DESCRIPTION OF THE TASK> Skipping all pictures, set down the lines of the listing from the first through the one with "import plotly.graph_objects as go".

SOURCE EXCERPT>

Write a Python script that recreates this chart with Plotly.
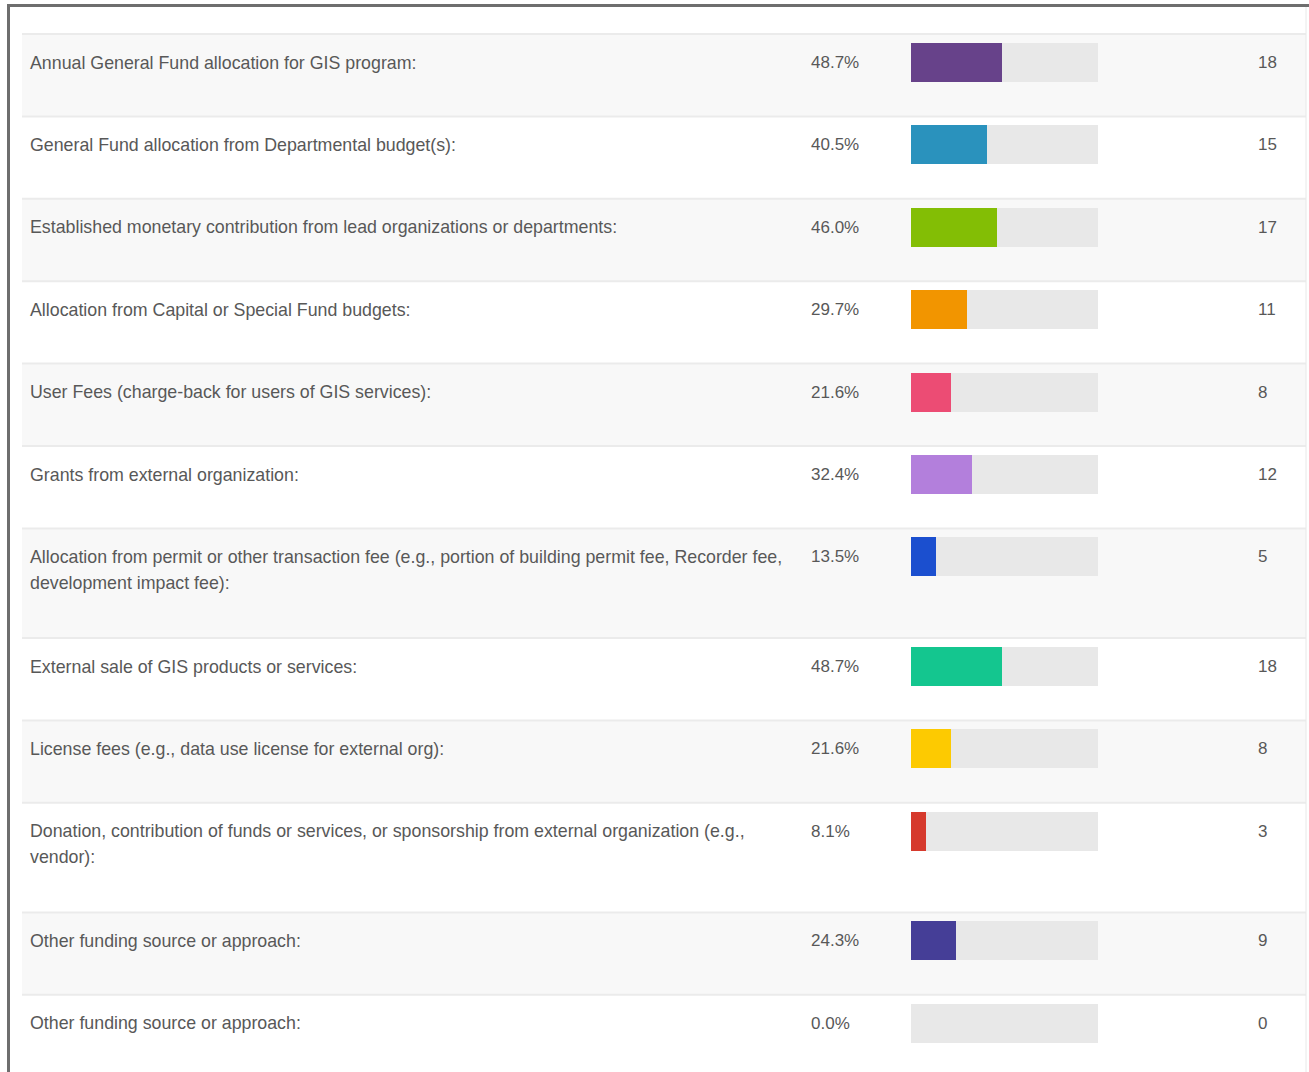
import plotly.graph_objects as go

# Survey answer choices (a "<br>" marks where a long label wraps)
labels = [
    "Annual General Fund allocation for GIS program:",
    "General Fund allocation from Departmental budget(s):",
    "Established monetary contribution from lead organizations or departments:",
    "Allocation from Capital or Special Fund budgets:",
    "User Fees (charge-back for users of GIS services):",
    "Grants from external organization:",
    "Allocation from permit or other transaction fee (e.g., portion of building permit fee, Recorder fee,<br>development impact fee):",
    "External sale of GIS products or services:",
    "License fees (e.g., data use license for external org):",
    "Donation, contribution of funds or services, or sponsorship from external organization (e.g.,<br>vendor):",
    "Other funding source or approach:",
    "Other funding source or approach:",
]
percents = [48.7, 40.5, 46.0, 29.7, 21.6, 32.4, 13.5, 48.7, 21.6, 8.1, 24.3, 0.0]
counts = [18, 15, 17, 11, 8, 12, 5, 18, 8, 3, 9, 0]
bar_colors = [
    "#67428a", "#2a92bd", "#83be05", "#f29500", "#ec4c74", "#b37fdc",
    "#1b4fcf", "#14c68f", "#fdca01", "#d63a2d", "#453e97", "#e8e8e8",
]

# Page geometry (pixels)
W, H = 1309, 1072
TABLE_TOP = 34.0
ROW_BASE = 82.4        # height of a one-line row
ROW_EXTRA = 27.2       # added height per wrapped line
BAR_OFFSET = 28.5      # row top -> bar centre
BAR_H = 39
LINE_GAP = 26
TEXT_COLOR = "#585858"
FONT = "Liberation Sans, Arial, sans-serif"
TRACK_X0, TRACK_X1 = 911, 1098

# Row layout derived from the number of label lines
row_tops, centers, line_lists = [], [], []
y = TABLE_TOP
for lab in labels:
    lines = lab.split("<br>")
    line_lists.append(lines)
    row_tops.append(y)
    centers.append(y + BAR_OFFSET)
    y += ROW_BASE + ROW_EXTRA * (len(lines) - 1)
row_bottoms = row_tops[1:] + [y]

fig = go.Figure()

# Grey track behind every bar (full 100 %)
fig.add_trace(go.Bar(
    x=[100] * len(labels), y=centers, orientation="h", width=BAR_H,
    marker=dict(color="#e8e8e8", line=dict(width=0)),
    xaxis="x2", yaxis="y", hoverinfo="skip", showlegend=False,
))
# Share of respondents
fig.add_trace(go.Bar(
    x=percents, y=centers, orientation="h", width=BAR_H,
    marker=dict(color=bar_colors, line=dict(width=0)),
    xaxis="x2", yaxis="y", showlegend=False,
    customdata=counts,
    hovertemplate="%{x:.1f}% (%{customdata})<extra></extra>",
))

shapes = []
# Alternating row shading and row separators
for i, (t, b) in enumerate(zip(row_tops, row_bottoms)):
    if i % 2 == 0:
        shapes.append(dict(type="rect", xref="x", yref="y", x0=22, x1=1306,
                           y0=t, y1=b, fillcolor="#f8f8f8", line_width=0, layer="below"))
    shapes.append(dict(type="line", xref="x", yref="y", x0=22, x1=1306,
                       y0=t, y1=t, line=dict(color="#ebebeb", width=2), layer="below"))
# Frame: dark top and left edges, faint right edge
shapes.append(dict(type="line", xref="x", yref="y", x0=1306, x1=1306, y0=7, y1=H,
                   line=dict(color="#e8e8e8", width=1), layer="below"))
shapes.append(dict(type="line", xref="x", yref="y", x0=7, x1=W, y0=5.5, y1=5.5,
                   line=dict(color="#6e6e6e", width=3)))
shapes.append(dict(type="line", xref="x", yref="y", x0=8.5, x1=8.5, y0=4, y1=H,
                   line=dict(color="#6e6e6e", width=3)))

annotations = []
for lines, c, p, n in zip(line_lists, centers, percents, counts):
    for k, ln in enumerate(lines):
        annotations.append(dict(
            x=28, y=c + LINE_GAP * k, xref="x", yref="y", text=ln,
            xanchor="left", yanchor="middle", showarrow=False,
            font=dict(family=FONT, size=17.8, color=TEXT_COLOR),
        ))
    annotations.append(dict(
        x=809, y=c, xref="x", yref="y", text=f"{p:.1f}%",
        xanchor="left", yanchor="middle", showarrow=False,
        font=dict(family=FONT, size=17, color=TEXT_COLOR),
    ))
    annotations.append(dict(
        x=1256, y=c, xref="x", yref="y", text=str(n),
        xanchor="left", yanchor="middle", showarrow=False,
        font=dict(family=FONT, size=17, color=TEXT_COLOR),
    ))

fig.update_layout(
    width=W, height=H,
    margin=dict(l=0, r=0, t=0, b=0, pad=0),
    paper_bgcolor="white", plot_bgcolor="rgba(0,0,0,0)",
    barmode="overlay", bargap=0,
    xaxis=dict(range=[0, W], domain=[0, 1], visible=False, fixedrange=True),
    xaxis2=dict(range=[0, 100], domain=[TRACK_X0 / W, TRACK_X1 / W],
                anchor="y", visible=False, fixedrange=True),
    yaxis=dict(range=[H, 0], domain=[0, 1], visible=False, fixedrange=True),
    shapes=shapes, annotations=annotations,
    showlegend=False,
)

fig.write_html("out.html", config={"displayModeBar": False})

SOLUTION FOR THIS PROBLEM>
Write a Python script that recreates this chart with Plotly.
import plotly.graph_objects as go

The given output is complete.